Copy exactly the lines from the start of the material through the line with "(0,0) rectangle (802,589);". Pictures stay out of the copy.

>> begin

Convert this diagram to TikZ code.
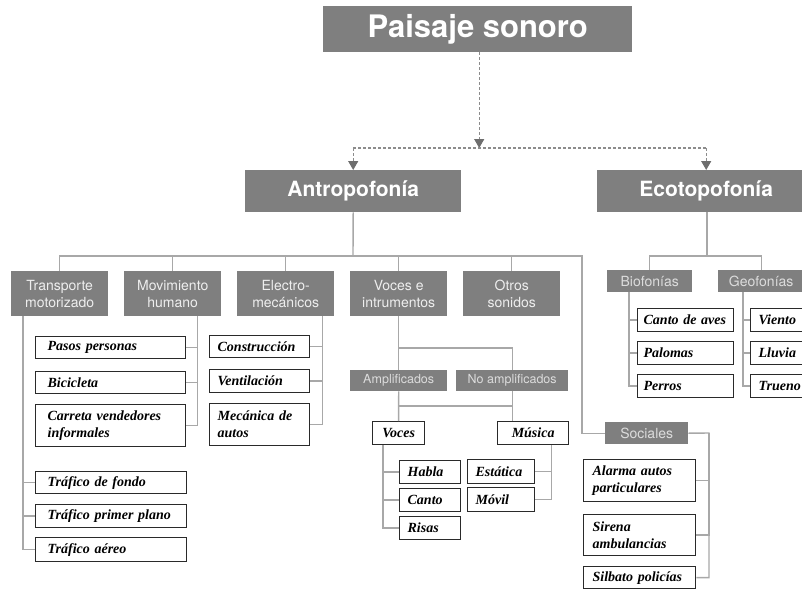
\documentclass[tikz,border=0pt]{standalone}
\usepackage{fontspec}
\setmainfont{Liberation Serif}
\newfontfamily\hv{TeX Gyre Heros}
\usetikzlibrary{arrows.meta}
\definecolor{boxgray}{HTML}{7F7F7F}
\definecolor{linec}{HTML}{A8A8A8}
\definecolor{leafc}{HTML}{2A2A2A}
\definecolor{subtxt}{HTML}{EEEEEE}
\definecolor{smalltxt}{HTML}{DCDCDC}
\definecolor{dashc}{HTML}{8C8C8C}
\definecolor{arrowc}{HTML}{6E6E6E}
\begin{document}
\begin{tikzpicture}[x=1pt,y=-1pt,
  gbox/.style={fill=boxgray, inner sep=0pt, anchor=north west, align=center},
  gtop/.style={gbox, text=white, font=\hv\bfseries\fontsize{31}{36}\selectfont},
  gcat/.style={gbox, text=white, font=\hv\bfseries\fontsize{21}{24}\selectfont},
  gsub/.style={gbox, text=subtxt, font=\hv\fontsize{14}{17}\selectfont},
  gsubb/.style={gbox, text=smalltxt, font=\hv\fontsize{14}{17}\selectfont},
  gsmall/.style={gbox, text=smalltxt, font=\hv\fontsize{12.5}{15}\selectfont},
  leaf/.style={draw=leafc, line width=1.3pt, fill=white, inner ysep=0pt, anchor=north west, align=left,
    font=\bfseries\itshape\fontsize{14}{17}\selectfont},
  leafc/.style={leaf, align=center, inner xsep=0pt},
  conn/.style={draw=linec, line width=1.4pt},
  dsh/.style={draw=dashc, line width=1.2pt, dash pattern=on 3pt off 2pt},
  tip/.style={-{Triangle[width=10pt,length=9pt,fill=arrowc,color=arrowc]}}
]
\useasboundingbox (0,0) rectangle (802,589);

% gray boxes
\node[gtop, minimum width=309, minimum height=46] (ps) at (323,6) {Paisaje sonoro};
\node[gcat, minimum width=216, minimum height=42] (anto) at (245,170) {Antropofonía};
\node[gcat, minimum width=218, minimum height=42] (eco) at (597,170) {Ecotopofonía};
\node[gsub, minimum width=97, minimum height=45] (trans) at (11,271) {Transporte\\motorizado};
\node[gsub, minimum width=97, minimum height=45] (mov) at (124,271) {Movimiento\\humano};
\node[gsub, minimum width=97, minimum height=45] (elec) at (237,271) {Electro-\\mecánicos};
\node[gsub, minimum width=97, minimum height=45] (voc) at (350,271) {Voces e\\intrumentos};
\node[gsub, minimum width=97, minimum height=45] (otros) at (463,271) {Otros\\sonidos};
\node[gsubb, minimum width=85, minimum height=22] (bio) at (607,270) {Biofonías};
\node[gsubb, minimum width=86, minimum height=22] (geo) at (718,270) {Geofonías};
\node[gsmall, minimum width=97, minimum height=21] (ampl) at (350,370) {Amplificados};
\node[gsmall, minimum width=112, minimum height=21] (nampl) at (456,370) {No amplificados};
\node[gsubb, minimum width=83, minimum height=22] (soc) at (605,422) {Sociales};

% leaves: transporte / movimiento
\node[leaf, inner xsep=12pt, text width=126pt, minimum height=22] (pasos) at (35,336) {Pasos personas};
\node[leaf, inner xsep=12pt, text width=126pt, minimum height=22] (bici) at (35,371) {Bicicleta};
\node[leaf, inner xsep=12pt, text width=126pt, minimum height=42] (carr) at (35,404) {Carreta vendedores\\informales};
\node[leaf, inner xsep=12pt, text width=127pt, minimum height=22] (tf) at (35,471) {Tráfico de fondo};
\node[leaf, inner xsep=12pt, text width=127pt, minimum height=23] (tp) at (35,504) {Tráfico primer plano};
\node[leaf, inner xsep=12pt, text width=127pt, minimum height=24] (ta) at (35,537) {Tráfico aéreo};
% electro
\node[leaf, inner xsep=8pt, text width=84pt, minimum height=22] (cons) at (209,335) {Construcción};
\node[leaf, inner xsep=8pt, text width=84pt, minimum height=23] (vent) at (209,369) {Ventilación};
\node[leaf, inner xsep=8pt, text width=84pt, minimum height=42] (mec) at (209,403) {Mecánica de\\autos};
% voces
\node[leafc, minimum width=52, minimum height=23] (vl) at (372,421) {Voces};
\node[leafc, minimum width=71, minimum height=23] (mus) at (497,421) {Música};
\node[leaf, inner xsep=8pt, text width=45pt, minimum height=23] (habla) at (399,460) {Habla};
\node[leaf, inner xsep=8pt, text width=45pt, minimum height=23] (canto) at (399,488) {Canto};
\node[leaf, inner xsep=8pt, text width=45pt, minimum height=23] (risas) at (399,516) {Risas};
\node[leaf, inner xsep=8pt, text width=51pt, minimum height=24] (est) at (467,459) {Estática};
\node[leaf, inner xsep=8pt, text width=51pt, minimum height=24] (movil) at (467,487) {Móvil};
% sociales
\node[leaf, inner xsep=9pt, text width=94pt, minimum height=42] (alarm) at (583,459) {Alarma autos\\particulares};
\node[leaf, inner xsep=9pt, text width=94pt, minimum height=41] (sir) at (583,514) {Sirena\\ambulancias};
\node[leaf, inner xsep=9pt, text width=94pt, minimum height=22] (silb) at (583,566) {Silbato policías};
% eco
\node[leaf, inner xsep=6pt, text width=84pt, minimum height=23] (cav) at (637,308) {Canto de aves};
\node[leaf, inner xsep=6pt, text width=84pt, minimum height=23] (pal) at (637,341) {Palomas};
\node[leaf, inner xsep=6pt, text width=84pt, minimum height=23] (per) at (637,374) {Perros};
\node[leaf, inner xsep=8pt, text width=46pt, minimum height=23] (vie) at (750,308) {Viento};
\node[leaf, inner xsep=8pt, text width=46pt, minimum height=23] (llu) at (750,341) {Lluvia};
\node[leaf, inner xsep=8pt, text width=46pt, minimum height=23] (tru) at (750,374) {Trueno};

% dashed top connectors
\coordinate (dj) at (479,148);
\draw[dsh, tip] ([xshift=1.5pt]ps.south) -- ([xshift=1.5pt]ps.south |- dj);
\draw[dsh] (anto.north |- dj) -- (eco.north |- dj);
\draw[dsh, tip] (anto.north |- dj) -- (anto.north);
\draw[dsh, tip] (eco.north |- dj) -- (eco.north);

% antropofonia bus
\coordinate (bA) at (353,256);
\coordinate (sR) at (582,256);
\draw[conn] (anto.south) -- (bA);
\draw[conn] (trans.north) -- (trans.north |- bA) -- (sR) -- (sR |- soc.west) -- (soc.west);
\draw[conn] (mov.north) -- (mov.north |- bA);
\draw[conn] (elec.north) -- (elec.north |- bA);
\draw[conn] (voc.north) -- (voc.north |- bA);
\draw[conn] (otros.north) -- (otros.north |- bA);

% transporte
\draw[conn] ([xshift=12pt]trans.south west) |- (tf.west);
\draw[conn] ([xshift=12pt]trans.south west) |- (tp.west);
\draw[conn] ([xshift=12pt]trans.south west) |- (ta.west);
% movimiento
\draw[conn] ([xshift=-24pt]mov.south east) |- (pasos.east);
\draw[conn] ([xshift=-24pt]mov.south east) |- (bici.east);
\draw[conn] ([xshift=-24pt]mov.south east) |- (carr.east);
% electro
\draw[conn] ([xshift=-12pt]elec.south east) |- (cons.east);
\draw[conn] ([xshift=-12pt]elec.south east) |- (vent.east);
\draw[conn] ([xshift=-12pt]elec.south east) |- (mec.east);
% voces e instrumentos
\coordinate (j1) at (399,348);
\draw[conn] (voc.south) -- (ampl.north);
\draw[conn] (voc.south |- j1) -| (nampl.north);
\coordinate (j2) at (399,406);
\draw[conn] (ampl.south) -- (vl.north);
\draw[conn] (ampl.south |- j2) -| (nampl.south);
\draw[conn] (nampl.south) -- (nampl.south |- mus.north);
\draw[conn] ([xshift=11pt]vl.south west) |- (habla.west);
\draw[conn] ([xshift=11pt]vl.south west) |- (canto.west);
\draw[conn] ([xshift=11pt]vl.south west) |- (risas.west);
\draw[conn] ([xshift=-18pt]mus.south east) |- (est.east);
\draw[conn] ([xshift=-18pt]mus.south east) |- (movil.east);
% sociales
\coordinate (sS) at (709,433);
\draw[conn] (soc.east) -- (sS) |- (silb.east);
\draw[conn] (sS) |- (alarm.east);
\draw[conn] (sS) |- (sir.east);

% ecotopofonia
\coordinate (bE) at (707,256);
\draw[conn] (bE |- eco.south) -- (bE);
\draw[conn] (bio.north) -- (bio.north |- bE) -- (geo.north |- bE) -- (geo.north);
\draw[conn] ([xshift=22pt]bio.south west) |- (cav.west);
\draw[conn] ([xshift=22pt]bio.south west) |- (pal.west);
\draw[conn] ([xshift=22pt]bio.south west) |- (per.west);
\draw[conn] ([xshift=25pt]geo.south west) |- (vie.west);
\draw[conn] ([xshift=25pt]geo.south west) |- (llu.west);
\draw[conn] ([xshift=25pt]geo.south west) |- (tru.west);
\end{tikzpicture}
\end{document}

>> end

RESPONSE TO THIS TASK:
Convert this diagram to TikZ code.
\documentclass[tikz,border=0pt]{standalone}
\usepackage{fontspec}
\setmainfont{Liberation Serif}
\newfontfamily\hv{TeX Gyre Heros}
\usetikzlibrary{arrows.meta}
\definecolor{boxgray}{HTML}{7F7F7F}
\definecolor{linec}{HTML}{A8A8A8}
\definecolor{leafc}{HTML}{2A2A2A}
\definecolor{subtxt}{HTML}{EEEEEE}
\definecolor{smalltxt}{HTML}{DCDCDC}
\definecolor{dashc}{HTML}{8C8C8C}
\definecolor{arrowc}{HTML}{6E6E6E}
\begin{document}
\begin{tikzpicture}[x=1pt,y=-1pt,
  gbox/.style={fill=boxgray, inner sep=0pt, anchor=north west, align=center},
  gtop/.style={gbox, text=white, font=\hv\bfseries\fontsize{31}{36}\selectfont},
  gcat/.style={gbox, text=white, font=\hv\bfseries\fontsize{21}{24}\selectfont},
  gsub/.style={gbox, text=subtxt, font=\hv\fontsize{14}{17}\selectfont},
  gsubb/.style={gbox, text=smalltxt, font=\hv\fontsize{14}{17}\selectfont},
  gsmall/.style={gbox, text=smalltxt, font=\hv\fontsize{12.5}{15}\selectfont},
  leaf/.style={draw=leafc, line width=1.3pt, fill=white, inner ysep=0pt, anchor=north west, align=left,
    font=\bfseries\itshape\fontsize{14}{17}\selectfont},
  leafc/.style={leaf, align=center, inner xsep=0pt},
  conn/.style={draw=linec, line width=1.4pt},
  dsh/.style={draw=dashc, line width=1.2pt, dash pattern=on 3pt off 2pt},
  tip/.style={-{Triangle[width=10pt,length=9pt,fill=arrowc,color=arrowc]}}
]
\useasboundingbox (0,0) rectangle (802,589);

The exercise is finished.